Conventional loans are available with two types of interest rates. Fixed rates and Adjustable rates. In a fixed rate mortgage plan the interest rate remains constant throughout the mortgage term and is suited for those who plan to stay in the property long term.

Adjustable rate mortgages are plans where the interest rate changes after a certain period of time, these plans are popular for those that plan to stay in the property for a certain period and then sell it.

No restrictive requirements

Conventional loans are meant to cater to people of all walks of life and are designed accordingly. They are the least selective of groups of people. Conventional loans are usually compared with government programs in terms of popularity and requirement difference but the fact is, government programs are meant for a very select few belonging to certain groups. Conventional loans by comparison have no such bias and are available to any that meet the requirements of Freddie Mac and Fannie Mae.

How do you qualify for a conventional loan?

Credit Score:

The average credit score for those that qualify for conventional loans is 720 but the minimum credit score required for a conventional loan is just 620. This score is manageable if you are good with your finances or have not experienced any serious financial problems.

Employment and Income:

Like all loans, conventional mortgages require borrowers to produce proof of income and employment.
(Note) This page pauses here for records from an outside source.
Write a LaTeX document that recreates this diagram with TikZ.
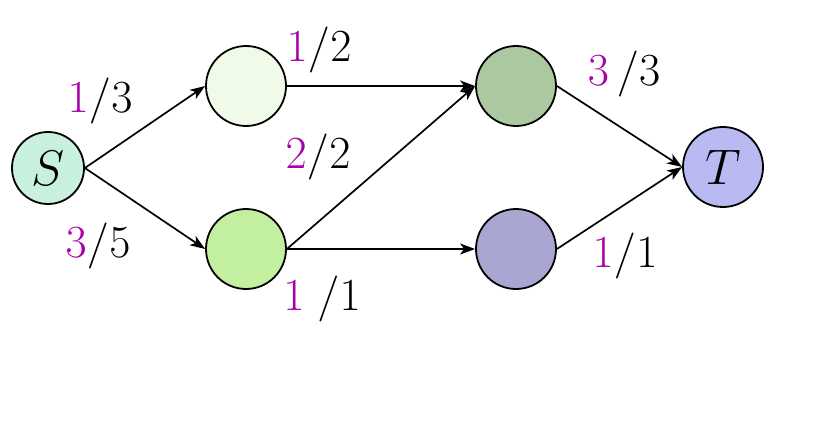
\RequirePackage{fix-cm}
\documentclass[tikz,border=0pt]{standalone}
\usetikzlibrary{arrows.meta}
\definecolor{flow}{RGB}{170,0,170}
\definecolor{cS}{RGB}{200,240,222}
\definecolor{cA}{RGB}{240,250,232}
\definecolor{cB}{RGB}{194,240,160}
\definecolor{cC}{RGB}{172,200,160}
\definecolor{cD}{RGB}{170,166,210}
\definecolor{cT}{RGB}{186,186,242}
\begin{document}
\begin{tikzpicture}[x=1pt,y=-1pt,
  vert/.style={circle,draw=black,line width=1.8pt,inner sep=0pt,minimum size=80pt,font=\fontsize{50}{54}\selectfont},
  edge/.style={line width=1.7pt,-{Stealth[length=15pt,width=11pt,inset=4pt]}},
  lab/.style={font=\fontsize{46}{50}\selectfont,inner sep=0pt,anchor=base}]
\useasboundingbox (0,0) rectangle (813,422);
\node[vert,minimum size=72pt,fill=cS] (S) at (48,168) {$S$};
\node[vert,fill=cA] (A) at (246,86) {};
\node[vert,fill=cB] (B) at (246,249) {};
\node[vert,fill=cC] (C) at (516,86) {};
\node[vert,fill=cD] (D) at (516,249) {};
\node[vert,fill=cT] (T) at (723,167) {$T$};
\draw[edge] (S.east) -- (A.west);
\draw[edge] (S.east) -- (B.west);
\draw[edge] (A.east) -- (C.west);
\draw[edge] (B.east) -- (C.west);
\draw[edge] (B.east) -- (D.west);
\draw[edge] (C.east) -- (T.west);
\draw[edge] (D.east) -- (T.west);
\node[lab] (l1) at (100,113) {$\textcolor{flow}{1}/3$};
\node[lab] (l2) at (98,257) {$\textcolor{flow}{3}/5$};
\node[lab] (l3) at (319,62) {$\textcolor{flow}{1}/2$};
\node[lab] (l4) at (318,169) {$\textcolor{flow}{2}/2$};
\node[lab] (l5) at (322,310) {$\textcolor{flow}{1}\;/1$};
\node[lab] (l6) at (624,86) {$\textcolor{flow}{3}\,/3$};
\node[lab] (l7) at (625,267) {$\textcolor{flow}{1}/1$};
\end{tikzpicture}
\end{document}
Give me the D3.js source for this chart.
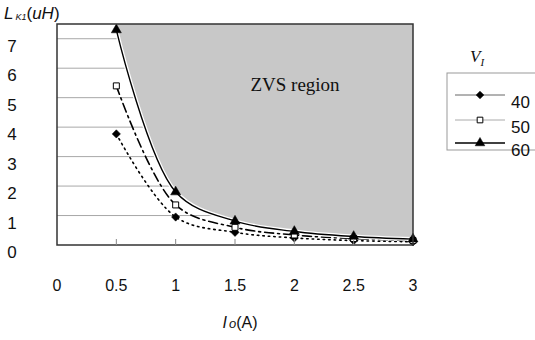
<!DOCTYPE html>
<html>
<head>
<meta charset="utf-8">
<script src="https://cdn.jsdelivr.net/npm/d3@7"></script>
<style>
  body { margin: 0; background: #fff; }
  svg { display: block; }
  text { font-family: "Liberation Sans", Arial, sans-serif; fill: #111; }
</style>
</head>
<body>
<figure id="chart" style="margin:0"></figure>
<script>
// chart data
const currents = [0.5, 1, 1.5, 2, 2.5, 3];
const v40 = [3.77, 0.95, 0.43, 0.24, 0.15, 0.11];
const v50 = [5.4, 1.36, 0.6, 0.34, 0.22, 0.15];
const v60 = [7.3, 1.8, 0.81, 0.46, 0.29, 0.2];
const xTicks = [0, 0.5, 1, 1.5, 2, 2.5, 3];
const yTicks = [0, 1, 2, 3, 4, 5, 6, 7];
const seriesNames = ["40", "50", "60"];

const W = 535, H = 340;
const plot = { left: 57, right: 413, top: 24, bottom: 245 };

const svg = d3.select("#chart").append("svg")
  .attr("width", W).attr("height", H);

const x = d3.scaleLinear().domain([0, 3]).range([plot.left, plot.right]);
const y = d3.scaleLinear().domain([0, 7.5]).range([plot.bottom, plot.top]);

// gridlines
svg.append("g").selectAll("line")
  .data(yTicks.filter(d => d > 0))
  .enter().append("line")
    .attr("x1", plot.left).attr("x2", plot.right)
    .attr("y1", d => y(d)).attr("y2", d => y(d))
    .attr("stroke", "#a8a8a8").attr("stroke-width", 1);

// ZVS region: above the 60 V curve
const curve = d3.curveCatmullRom.alpha(0.5);
const pts60 = currents.map((c, i) => [c, v60[i]]);
const area = d3.area()
  .x(d => x(d[0]))
  .y0(y(7.5))
  .y1(d => y(d[1]))
  .curve(curve);
svg.append("path")
  .datum(pts60)
  .attr("d", area)
  .attr("fill", "#c8c8c8");

svg.append("text")
  .attr("x", 295).attr("y", 91)
  .style("font-family", "'Liberation Serif', 'Times New Roman', serif")
  .style("font-size", "19px")
  .attr("text-anchor", "middle")
  .text("ZVS region");

// series lines
const line = d3.line().x(d => x(d[0])).y(d => y(d[1])).curve(curve);
const series = [
  { name: "40", vals: v40, dash: "1.5,4", shape: d3.symbolSquare, rot: 45, size: 34, fill: "#000" },
  { name: "50", vals: v50, dash: "9,4,2,4", shape: d3.symbolSquare, rot: 0, size: 36, fill: "#fff" },
  { name: "60", vals: v60, dash: null, shape: d3.symbolTriangle, rot: 0, size: 44, fill: "#000" }
];

series.forEach(s => {
  const pts = currents.map((c, i) => [c, s.vals[i]]);
  if (!s.dash) {
    svg.append("path").datum(pts).attr("d", line)
      .attr("fill", "none").attr("stroke", "#fff").attr("stroke-width", 4);
  }
  svg.append("path").datum(pts).attr("d", line)
    .attr("fill", "none").attr("stroke", "#000")
    .attr("stroke-width", s.dash ? 1.6 : 1.4)
    .attr("stroke-dasharray", s.dash)
    .attr("stroke-linecap", "round");
});

// markers
series.forEach(s => {
  svg.append("g").selectAll("path")
    .data(currents.map((c, i) => [c, s.vals[i]]))
    .enter().append("path")
      .attr("transform", d => `translate(${x(d[0])},${y(d[1])}) rotate(${s.rot})`)
      .attr("d", d3.symbol().type(s.shape).size(s.size))
      .attr("fill", s.fill)
      .attr("stroke", "#000")
      .attr("stroke-width", s.fill === "#fff" ? 1 : 0.5);
});

// plot frame
svg.append("rect")
  .attr("x", plot.left).attr("y", plot.top)
  .attr("width", plot.right - plot.left).attr("height", plot.bottom - plot.top)
  .attr("fill", "none").attr("stroke", "#333").attr("stroke-width", 1.5);

// x ticks (inside) and labels
svg.append("g").selectAll("line")
  .data(xTicks.slice(1, -1))
  .enter().append("line")
    .attr("x1", d => x(d)).attr("x2", d => x(d))
    .attr("y1", plot.bottom).attr("y2", plot.bottom - 6)
    .attr("stroke", "#888");

svg.append("g").selectAll("text")
  .data(xTicks)
  .enter().append("text")
    .attr("x", d => x(d)).attr("y", 291)
    .attr("text-anchor", "middle")
    .style("font-size", "16px")
    .text(d => d);

svg.append("g").selectAll("text")
  .data(yTicks)
  .enter().append("text")
    .attr("x", 12).attr("y", d => y(d) + 13)
    .attr("text-anchor", "middle")
    .style("font-size", "17px")
    .text(d => d);

// axis titles
const xt = svg.append("text").attr("x", 240).attr("y", 328)
  .attr("text-anchor", "middle").style("font-size", "16px");
xt.append("tspan").style("font-style", "italic").text("I");
xt.append("tspan").style("font-style", "italic").style("font-size", "13px").attr("dx", 2).text("o");
xt.append("tspan").text("(A)");

const yt = svg.append("text").attr("x", 4).attr("y", 19).style("font-size", "17px");
yt.append("tspan").style("font-style", "italic").text("L");
yt.append("tspan").style("font-style", "italic").style("font-size", "9px").attr("dx", 2).attr("dy", 1).text("K1");
yt.append("tspan").attr("dy", -1).text("(");
yt.append("tspan").style("font-style", "italic").text("uH");
yt.append("tspan").text(")");

// legend
const lg = svg.append("g");
lg.append("text").attr("x", 470).attr("y", 62)
  .style("font-family", "'Liberation Serif', 'Times New Roman', serif")
  .style("font-style", "italic").style("font-size", "17px")
  .text("V")
  .append("tspan").attr("dy", 4).style("font-size", "11px").text("I");

lg.append("rect")
  .attr("x", 447).attr("y", 73).attr("width", 100).attr("height", 77)
  .attr("fill", "#fff").attr("stroke", "#999");

const legendY = [95, 120, 143];
series.forEach((s, i) => {
  const ly = legendY[i];
  lg.append("line")
    .attr("x1", 455).attr("x2", 505).attr("y1", ly).attr("y2", ly)
    .attr("stroke", i === 1 ? "#aaa" : (i === 0 ? "#666" : "#000"))
    .attr("stroke-width", i === 2 ? 1.6 : 1);
  lg.append("path")
    .attr("transform", `translate(480,${ly}) rotate(${s.rot})`)
    .attr("d", d3.symbol().type(s.shape).size(s.size - 4))
    .attr("fill", s.fill).attr("stroke", "#000").attr("stroke-width", s.fill === "#fff" ? 1 : 0.5);
  lg.append("text").attr("x", 511).attr("y", ly + 13)
    .style("font-size", "17px").text(seriesNames[i]);
});
</script>
</body>
</html>
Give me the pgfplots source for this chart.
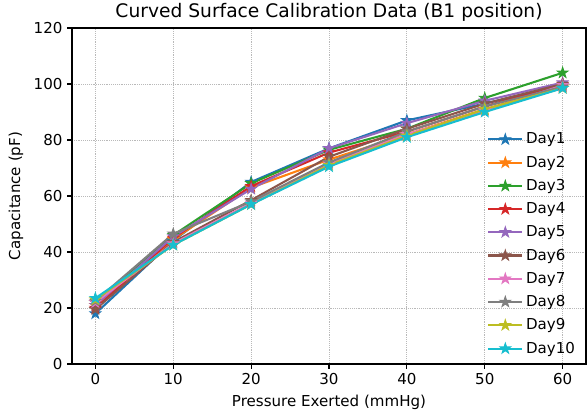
\documentclass[border=0pt]{standalone}
\usepackage{pgfplots}
\pgfplotsset{compat=1.18}
\usepackage{fontspec}
\setmainfont{DejaVu Sans}
\definecolor{c1}{HTML}{1F77B4}
\definecolor{c2}{HTML}{FF7F0E}
\definecolor{c3}{HTML}{2CA02C}
\definecolor{c4}{HTML}{D62728}
\definecolor{c5}{HTML}{9467BD}
\definecolor{c6}{HTML}{8C564B}
\definecolor{c7}{HTML}{E377C2}
\definecolor{c8}{HTML}{7F7F7F}
\definecolor{c9}{HTML}{BCBD22}
\definecolor{c10}{HTML}{17BECF}
\pgfdeclareplotmark{fstar}{%
  \pgfpathmoveto{\pgfpointpolar{90}{\pgfplotmarksize}}%
  \pgfpathlineto{\pgfpointpolar{126}{0.382\pgfplotmarksize}}%
  \pgfpathlineto{\pgfpointpolar{162}{\pgfplotmarksize}}%
  \pgfpathlineto{\pgfpointpolar{198}{0.382\pgfplotmarksize}}%
  \pgfpathlineto{\pgfpointpolar{234}{\pgfplotmarksize}}%
  \pgfpathlineto{\pgfpointpolar{270}{0.382\pgfplotmarksize}}%
  \pgfpathlineto{\pgfpointpolar{306}{\pgfplotmarksize}}%
  \pgfpathlineto{\pgfpointpolar{342}{0.382\pgfplotmarksize}}%
  \pgfpathlineto{\pgfpointpolar{18}{\pgfplotmarksize}}%
  \pgfpathlineto{\pgfpointpolar{54}{0.382\pgfplotmarksize}}%
  \pgfpathclose
  \pgfusepathqfillstroke
}
\begin{document}
\begin{tikzpicture}
\begin{axis}[
  name=ax,
  scale only axis,
  width=385.5pt, height=252pt,
  xmin=-3, xmax=63, ymin=0, ymax=120,
  xtick={0,10,...,60}, ytick={0,20,...,120},
  tick align=outside, tick pos=left,
  major tick length=3.6pt,
  tick style={black, line width=0.83pt},
  axis line style={line width=0.83pt},
  grid=major,
  grid style={densely dotted, gray!55, line width=0.6pt},
  /pgf/number format/assume math mode=true,
  ticklabel style={font=\fontsize{11.3}{13}\selectfont},
  label style={font=\fontsize{11.3}{13}\selectfont},
  xlabel style={yshift=-1pt},
  ylabel style={yshift=1pt},
  xlabel={Pressure Exerted (mmHg)},
  ylabel={Capacitance (pF)},
  title={Curved Surface Calibration Data (B1 position)},
  title style={font=\fontsize{14}{16}\selectfont, yshift=-4.5pt},
  every axis plot/.append style={line width=1.56pt, mark=fstar, mark size=4.3pt, mark options={solid, line width=0.6pt}},
  legend style={draw=none, fill=none, at={(0.992,0.357)}, anchor=east,
    font=\fontsize{11.3}{13}\selectfont, row sep=3.6pt},
  legend cell align=left,
  legend image code/.code={\draw[#1, mark=none] (0pt,0pt) -- (25.5pt,0pt); \draw[#1, mark repeat=2, mark phase=2] plot coordinates {(0pt,0pt) (12.75pt,0pt) (25.5pt,0pt)};},
]
\addplot[color=c1] coordinates {(0,18) (10,44) (20,65) (30,77) (40,87) (50,93) (60,99.5)};
\addlegendentry{Day1}
\addplot[color=c2] coordinates {(0,21) (10,44.5) (20,63) (30,73) (40,82) (50,91) (60,99)};
\addlegendentry{Day2}
\addplot[color=c3] coordinates {(0,22) (10,46) (20,64.5) (30,76.5) (40,84) (50,95) (60,104)};
\addlegendentry{Day3}
\addplot[color=c4] coordinates {(0,20) (10,45) (20,63.5) (30,75.5) (40,83) (50,92) (60,100)};
\addlegendentry{Day4}
\addplot[color=c5] coordinates {(0,21) (10,45.5) (20,62.5) (30,77) (40,86) (50,94) (60,100.5)};
\addlegendentry{Day5}
\addplot[color=c6] coordinates {(0,19.5) (10,43.5) (20,58.5) (30,74) (40,84) (50,93) (60,100)};
\addlegendentry{Day6}
\addplot[color=c7] coordinates {(0,22) (10,43) (20,57.5) (30,71.5) (40,82) (50,90.5) (60,99.5)};
\addlegendentry{Day7}
\addplot[color=c8] coordinates {(0,22.5) (10,46.5) (20,58) (30,72) (40,83) (50,92) (60,99)};
\addlegendentry{Day8}
\addplot[color=c9] coordinates {(0,23) (10,42.5) (20,57) (30,71) (40,81.5) (50,91) (60,98.5)};
\addlegendentry{Day9}
\addplot[color=c10] coordinates {(0,23.5) (10,42.5) (20,57) (30,70.5) (40,81) (50,90) (60,98.5)};
\addlegendentry{Day10}
\end{axis}
\pgfresetboundingbox
\path ([shift={(-54pt,-39.75pt)}]ax.south west) rectangle ([shift={(0.75pt,21pt)}]ax.north east);
\end{tikzpicture}
\end{document}
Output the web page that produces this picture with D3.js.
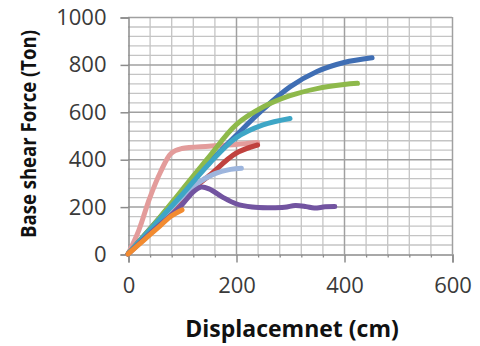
<!DOCTYPE html>
<html>
<head>
<meta charset="utf-8">
<script src="https://cdn.jsdelivr.net/npm/d3@7"></script>
<style>
  body { margin: 0; background: #fff; }
  svg { display: block; }
</style>
</head>
<body>
<svg id="chart" width="480" height="346"></svg>
<script>
// series values: [displacement (cm), base shear (Ton)]
const pinkSeries = [[0,0],[20,100],[40,235],[60,345],[80,425],[100,445],[150,455],[200,462],[240,470]];
const blueSeries = [[0,0],[50,130],[100,260],[150,385],[200,500],[250,610],[300,705],[350,770],[400,808],[452,828]];
const redSeries = [[0,0],[50,115],[100,235],[150,330],[200,425],[240,460]];
const greenSeries = [[0,0],[50,130],[100,270],[150,410],[200,545],[250,620],[300,668],[350,698],[400,715],[425,720]];
const lavenderSeries = [[0,0],[50,120],[100,240],[130,300],[160,338],[190,357],[210,362]];
const cyanSeries = [[0,0],[50,125],[100,250],[150,380],[200,490],[250,545],[300,572]];
const purpleSeries = [[0,0],[50,105],[95,195],[120,260],[135,282],[150,275],[175,240],[200,212],[230,198],[260,195],[290,197],[310,205],[330,200],[345,194],[365,199],[383,200]];
const orangeSeries = [[0,0],[30,60],[60,120],[80,160],[100,186]];

const seriesList = [pinkSeries, blueSeries, redSeries, greenSeries, lavenderSeries, cyanSeries, purpleSeries, orangeSeries];
const seriesColors = ['#E39C9B', '#3F6EB4', '#C0413E', '#8EB94B', '#9DB5DD', '#3EA6C6', '#7254A0', '#F28B30'];

const xTicks = [0, 200, 400, 600];
const yTicks = [0, 200, 400, 600, 800, 1000];
const xTitle = 'Displacemnet (cm)';
const yTitle = 'Base shear Force (Ton)';

const plotLeft = 128, plotRight = 452, plotTop = 17, plotBottom = 254;

const svg = d3.select('#chart');

const x = d3.scaleLinear().domain([0, 600]).range([plotLeft, plotRight]);
const y = d3.scaleLinear().domain([0, 1000]).range([plotBottom, plotTop]);

// minor grid every 40 units, then major grid
const minorX = d3.range(40, 600, 40).filter(v => v % 200 !== 0);
const minorY = d3.range(40, 1000, 40).filter(v => v % 200 !== 0);

svg.append('g').selectAll('line').data(minorX).join('line')
    .attr('x1', d => x(d) + 0.5).attr('x2', d => x(d) + 0.5)
    .attr('y1', plotTop).attr('y2', plotBottom)
    .attr('stroke', '#C4C4C4').attr('stroke-width', 1.3);

svg.append('g').selectAll('line').data(minorY).join('line')
    .attr('x1', plotLeft).attr('x2', plotRight)
    .attr('y1', d => y(d) + 0.5).attr('y2', d => y(d) + 0.5)
    .attr('stroke', '#C4C4C4').attr('stroke-width', 1.3);

svg.append('g').selectAll('line').data(xTicks.slice(1)).join('line')
    .attr('x1', d => x(d) + 0.5).attr('x2', d => x(d) + 0.5)
    .attr('y1', plotTop).attr('y2', plotBottom)
    .attr('stroke', '#A0A0A0').attr('stroke-width', 1.5);

svg.append('g').selectAll('line').data(yTicks.slice(1)).join('line')
    .attr('x1', plotLeft).attr('x2', plotRight)
    .attr('y1', d => y(d) + 0.5).attr('y2', d => y(d) + 0.5)
    .attr('stroke', '#A0A0A0').attr('stroke-width', 1.5);

// axes
const xAxis = svg.append('g')
    .attr('transform', `translate(0.5, ${plotBottom + 0.5})`)
    .call(d3.axisBottom(x).tickValues(xTicks).tickFormat(d3.format('d')).tickSize(8).tickPadding(15));

const xMinor = svg.append('g')
    .attr('transform', `translate(0.5, ${plotBottom + 0.5})`)
    .call(d3.axisBottom(x).tickValues(minorX).tickSize(3).tickFormat(''));
xMinor.select('.domain').remove();
xMinor.selectAll('.tick line').attr('stroke', '#8C8C8C').attr('stroke-width', 1.3);

const yAxis = svg.append('g')
    .attr('transform', `translate(${plotLeft + 0.5}, 0.5)`)
    .call(d3.axisLeft(y).tickValues(yTicks).tickFormat(d3.format('d')).tickSize(8).tickPadding(14));

[xAxis, yAxis].forEach(g => {
    g.select('.domain').attr('stroke', '#8C8C8C').attr('stroke-width', 1.5);
    g.selectAll('.tick line').attr('stroke', '#8C8C8C').attr('stroke-width', 1.5);
    g.selectAll('.tick text')
        .attr('fill', '#3A3A3A')
        .style('font-family', '"Open Sans", sans-serif')
        .style('font-size', '22px');
});

// series lines
const line = d3.line()
    .x(d => x(d[0]))
    .y(d => y(d[1]))
    .curve(d3.curveCatmullRom.alpha(0.5));

svg.append('g').selectAll('path').data(seriesList).join('path')
    .attr('d', line)
    .attr('fill', 'none')
    .attr('stroke', (d, i) => seriesColors[i])
    .attr('stroke-width', 5)
    .attr('stroke-linecap', 'round')
    .attr('stroke-linejoin', 'round');

// titles
svg.append('text')
    .attr('x', 292).attr('y', 337)
    .attr('text-anchor', 'middle')
    .style('font-family', '"Open Sans", sans-serif')
    .style('font-weight', 'bold')
    .style('font-size', '23px')
    .attr('fill', '#111')
    .text(xTitle);

svg.append('text')
    .attr('transform', 'translate(36, 134) rotate(-90)')
    .attr('text-anchor', 'middle')
    .attr('textLength', 208)
    .attr('lengthAdjust', 'spacingAndGlyphs')
    .style('font-family', '"Open Sans", sans-serif')
    .style('font-weight', 'bold')
    .style('font-size', '21px')
    .attr('fill', '#111')
    .text(yTitle);
</script>
</body>
</html>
This will include documentation like 30 days of pay stubs, 2 years of W2 forms, 2 years of tax returns (if self-employed), contact number of the employer for verification, etc.

Private Mortgage Insurance:

PMI is required for any mortgage where the down payment is less than 20%. But the rates for the PMI can also vary depending on the credit score and down payment, the general rule is that the higher your credit score, the less you pay for PMI.

Debt to Income ratio:

The DTI for conventional loans should ideally be 36% or less but lenders may be accepting of DTI as high as 43%. Since it is the ratio of income to debt, it is possible to find out your DTI before applying for a loan and paying off any standing debts to improve the DTI score.